Rating : 3/5
Reviewed by Adam
Cruel Intentions was a teen movie made with a WB cast.
However, it's characterizations were admirable. Each character
operated from certain premises, and held certain convictions.
Accordingly, they acted on those convictions, and reached the logical
end each time. The young woman who used popular opinion as her
bludgeon while trying to indulge herself at every turn and keep a clean
appearance ends up falling to the forces that she used - as in the end,
force always destroys itself. The player - Ryan Phillippe - had an
impeccable style which was artistic in itself. He operated from
certain premises, and got, in the end, everything that he deserved.
And the faith-moralist (unfortunately the most shoddily constructed
character in the movie) ends up realizing some of the results of her
evasions. The movie is of mixed effectiveness on this point: it offers
the alternative of debauchery or a ridiculous antirational moral
commandment system, and manages to ignore som!

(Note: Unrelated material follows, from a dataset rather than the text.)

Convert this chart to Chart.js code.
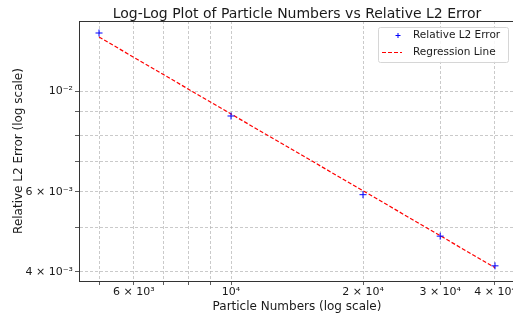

e crucial points of the identity of the faith system in presenting it
as the winner. In short, the movie offers a plausible ending, stemming
mostly from identity. To a much more satisfying degree, all the
important characters get exactly what they deserve. This rare feat
makes the movie more than worth watching; an example of actors playing
complete and realistic characters.
Rating : 3/5
Reviewed by Corey
Despite misgivings about the movie plot, (which at first
looked like merely a sex flick) Cruel Intentions is a movie in the
Romanticist tradition. The characters are the most delicious part;
they are "larger than life," and speak poetically. The writing isn't
bad either: Phillips is a remarkably real "double actor." Throughout
the movie he plays with the other characters by acting as a
goody-goody, making for interesting scenes. In the end, even though
every character has a (somewhat obvious) set of convictions that they
ae consistent with, the author kills a main character and has the
representative of the mystics as the heroine. She is a changed person,
but still on the other axis of the two polls the movie unfortunately
presents between holier-than-thou and backalley-trash.